Consumer Product Research and Decision-Making

Purchasing is a process that depends on several factors. The purchase situation is one of the factors. Research shows that the situation in which a consumer buys goods and services greatly affects his or her consumer. For instance, a mother would be willing to obtain a product simply because it pleases her child. Moreover, a student trying to obtain in-between product classes might not have adequate time to cross-examine the quality of the product, the most favorable brand, and even the price of products. Based on this, consumers engaged in extensive research to come up with the best product that would suit their needs. A consumer might simply be having an idea about the nature of the product, but the final decision to obtain the product would need some research to establish the one with the best quality.

Customers are often concerned with the quality and the price of a product, but some are even concerned with the quantity. Depending on what the customer would be interested in when making a decision, he or she would conduct some primary and even secondary research. Consumers in modern society are not simply influenced by heavy advertisements since they engage in some preliminary research before deciding on what to buy. Almost all consumers participate in primary research, whereby they gather information from their fellow consumers who acquired the product or tested the service. In this case, the product that the consumer intends to buy is of high value.
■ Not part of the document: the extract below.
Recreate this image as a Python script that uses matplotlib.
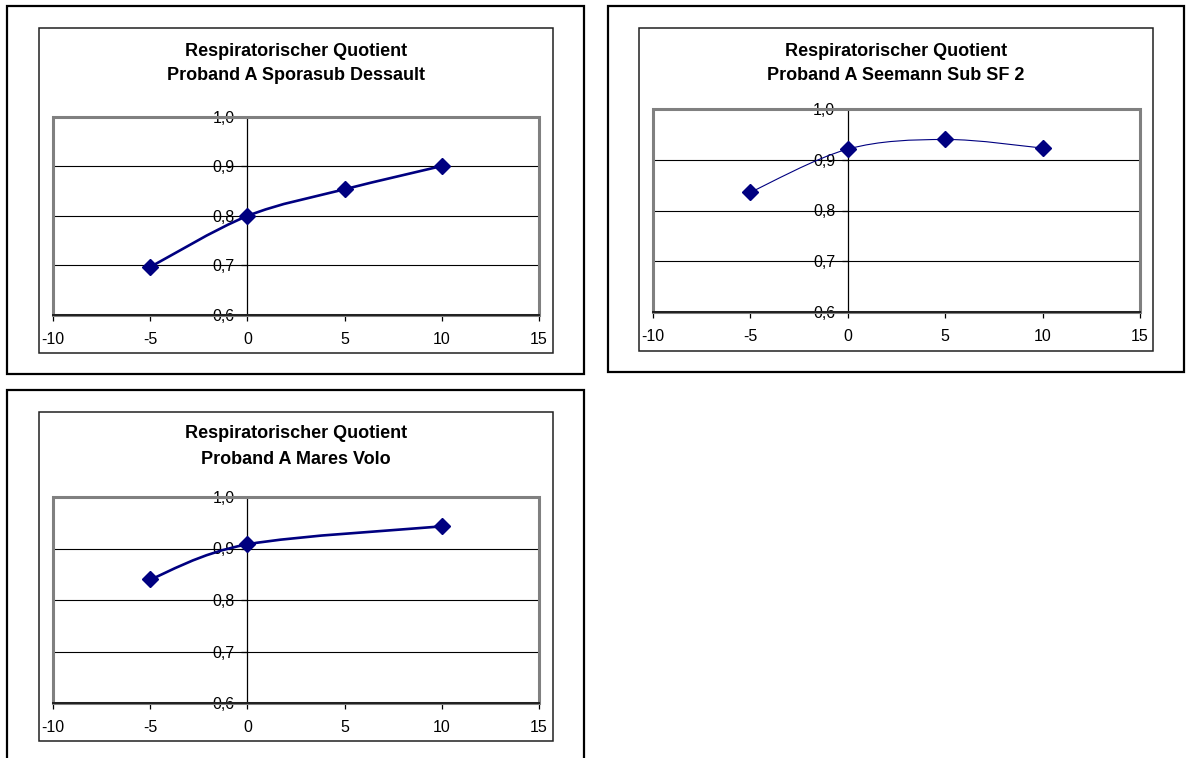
import matplotlib
matplotlib.use("Agg")
import matplotlib.pyplot as plt
from matplotlib.patches import Rectangle, PathPatch
from matplotlib.path import Path

plt.rcParams['font.family'] = ['Liberation Sans', 'DejaVu Sans']
plt.rcParams['axes.unicode_minus'] = False

# ---- data ----
title_line1 = "Respiratorischer Quotient"
titles = ["Proband A Sporasub Dessault", "Proband A Seemann Sub SF 2", "Proband A Mares Volo"]

x_sporasub = [-5, 0, 5, 10]
y_sporasub = [0.697, 0.800, 0.854, 0.901]

x_seemann = [-5, 0, 5, 10]
y_seemann = [0.836, 0.921, 0.940, 0.923]

x_mares = [-5, 0, 10]
y_mares = [0.840, 0.908, 0.943]

x_ticks = [-10, -5, 0, 5, 10, 15]
x_ticklabels = ["-10", "-5", "0", "5", "10", "15"]
y_ticks = [0.6, 0.7, 0.8, 0.9, 1.0]
y_ticklabels = ["0,6", "0,7", "0,8", "0,9", "1,0"]

NAVY = "#000080"
W, H = 1188, 758
fig = plt.figure(figsize=(W / 100, H / 100), dpi=100)


def fx(px):
    return px / W


def fy(py):
    return 1 - py / H


def frame(x0, y0, x1, y1, lw, color):
    fig.patches.append(Rectangle((fx(x0), fy(y1)), fx(x1) - fx(x0), fy(y0) - fy(y1),
                                 transform=fig.transFigure, fill=False, lw=lw,
                                 edgecolor=color, zorder=0))


def smooth_path(xs, ys):
    pts = list(zip(xs, ys))
    n = len(pts)
    verts = [pts[0]]
    codes = [Path.MOVETO]
    for i in range(n - 1):
        p0 = pts[i - 1] if i > 0 else pts[i]
        p1 = pts[i]
        p2 = pts[i + 1]
        p3 = pts[i + 2] if i + 2 < n else pts[i + 1]
        c1 = (p1[0] + (p2[0] - p0[0]) / 6, p1[1] + (p2[1] - p0[1]) / 6)
        c2 = (p2[0] - (p3[0] - p1[0]) / 6, p2[1] - (p3[1] - p1[1]) / 6)
        verts += [c1, c2, p2]
        codes += [Path.CURVE4] * 3
    return Path(verts, codes)


def panel(outer, inner, plot, title_y, sub, xs, ys, lw):
    frame(*outer, lw=1.6, color="black")
    frame(*inner, lw=1.1, color="#202020")
    cx = (inner[0] + inner[2]) / 2
    fig.text(fx(cx), fy(title_y[0]), title_line1, ha='center', va='center',
             fontsize=13, fontweight='bold')
    fig.text(fx(cx), fy(title_y[1]), sub, ha='center', va='center',
             fontsize=13, fontweight='bold')
    x0, y0, x1, y1 = plot
    ax = fig.add_axes([fx(x0), fy(y1), fx(x1) - fx(x0), fy(y0) - fy(y1)])
    ax.set_xlim(-10, 15)
    ax.set_ylim(0.6, 1.0)
    for s in ['top', 'right']:
        ax.spines[s].set_visible(False)
    ax.spines['left'].set_position(('data', 0))
    ax.spines['left'].set_color('black')
    ax.spines['left'].set_linewidth(0.9)
    ax.spines['bottom'].set_color('#202020')
    ax.spines['bottom'].set_linewidth(1.4)
    ax.spines['bottom'].set_zorder(4)
    ax.add_patch(Rectangle((0, 0), 1, 1, transform=ax.transAxes, fill=False,
                           lw=2.2, edgecolor="#808080", zorder=3, clip_on=False))
    ax.set_xticks(x_ticks)
    ax.set_xticklabels(x_ticklabels)
    ax.set_yticks(y_ticks)
    ax.set_yticklabels(y_ticklabels)
    ax.tick_params(axis='x', direction='out', length=4, width=0.9, pad=8,
                   labelsize=11.5, colors='black')
    ax.tick_params(axis='y', direction='out', length=4, width=0.9, pad=5,
                   labelsize=11.5, colors='black')
    ax.yaxis.grid(True, color='black', lw=0.8)
    ax.set_axisbelow(True)
    ax.add_patch(PathPatch(smooth_path(xs, ys), fill=False, edgecolor=NAVY,
                           lw=lw, zorder=5, capstyle='round', joinstyle='round'))
    ax.plot(xs, ys, linestyle='none', marker='D', markersize=8, color=NAVY,
            zorder=6, clip_on=False)
    return ax


panel((7, 6, 584, 374), (39, 28, 553, 353), (53, 117, 539, 315), (51, 76),
      titles[0], x_sporasub, y_sporasub, 1.9)
panel((608, 6, 1184, 372), (639, 28, 1153, 351), (653, 109, 1140, 312), (51, 76),
      titles[1], x_seemann, y_seemann, 0.8)
panel((7, 390, 584, 775), (39, 412, 553, 741), (53, 497, 539, 703), (434, 460),
      titles[2], x_mares, y_mares, 1.9)

fig.savefig("out.png", dpi=100)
Some would engage in secondary research, whereby they would obtain critical data from government agencies and trade associations regarding the efficiency and the quality of the product (Graham, 2010).

Before I bought a product, I engaged both in primary and secondary research, with the internet being the main source of information. The product I intended to acquire was common among various consumers since some of them owned it. They acted as a reliable source of information, which gave detailed data regarding the efficiency of the product. However, their views alone could not be relied upon since they are not experts, but instead, they are simply users who have little experience. I checked the internet to find out more concerning the effectiveness of the product. The internet was so reliable since it gave some of the data that could not be found elsewhere, including the servicing of the product. Many companies rely on the internet to market their products. In this regard, they deposit a lot of information regarding the goods and services they trade on the internet (Best, Hawkins, & Mothersbaugh, 2007).

Information regarding evaluative criteria and its measurement is critical as far as purchasing is concerned. My purchasing process is no longer the same since perceptual mapping helps me to identify some of the techniques that marketers use in persuading their customers to choose their products. From time to time, the marketing department might decide to collect views of customers regarding the performance of the product, the efficiency of the packaging system applied, the size of the product, and the price (Hawknis, Mothersbaugh, & Mookerjee, 2011). The views of customers on the above qualities are transferred to a chart referred to as a perceptual map for evaluation. A measuring scale, such as the Linkert scale, is employed in assessing the views of customers. Consumers would evaluate their choices through the application of attitude-based choice, which entails the utilization of general approaches, impressions, viewpoints, instincts, and heuristics.

Alternatively, they might apply some of the choices that need specified attributes when selecting a product (Kazmi, 2007). This entails a careful comparison of each brand based on specific features. This type of evaluation criteria is referred to as attribute-based evaluation criteria. I learned that the understanding of product qualities influence the buying behavior of a consumer since it changes his or her perception. The customer might be interested in acquiring a certain product, but the negative attribute of a brand from friends would put him or her away. The consumer would go for those products that have a good reputation, irrespective of whether they would fulfill his or her interests in the best way (Graham, 2010).

Some consumers are driven by emotions when purchasing goods and services, while others apply rationality whereby they think of the best way they could achieve their objectives. Customers driven by emotions tend to be impulsive in their buying behavior, while those driven by rationality are mainly concerned with the cost of the product. A majority of consumers use emotions when buying goods and services since they involve their feelings and experiences as opposed to evaluating a product based on its attributes and features. A study conducted in the United States on the role of advertising revealed that a consumer would be influenced positively in case the advert is received with an emotional response. At the same time, there would be a negative influence in case the advert is based on the content. Consumers with emotional attachment towards a product are often loyal to a product as opposed to consumers who are driven by rationality. Based on this, it is evident that emotions have a greater influence on the performance of the product in the market.

References

Best, R. J., Hawkins, D. I., & Mothersbaugh, D. L. (2007). Consumer behavior: Building marketing strategy. Boston: McGraw-Hill/Irwin.

Graham, J. (2010). Critical thinking in consumer behavior: Cases and experiential exercises (2nd ed.). Boston: Prentice Hall.

Hawknis, D. I., Mothersbaugh, D. L., & Mookerjee, A. (2011). Consumer behavior: Building marketing strategy. New Delhi: Tata McGraw Hill.

Kazmi, K. (2007). Marketing Management. Boston: McGraw Hill.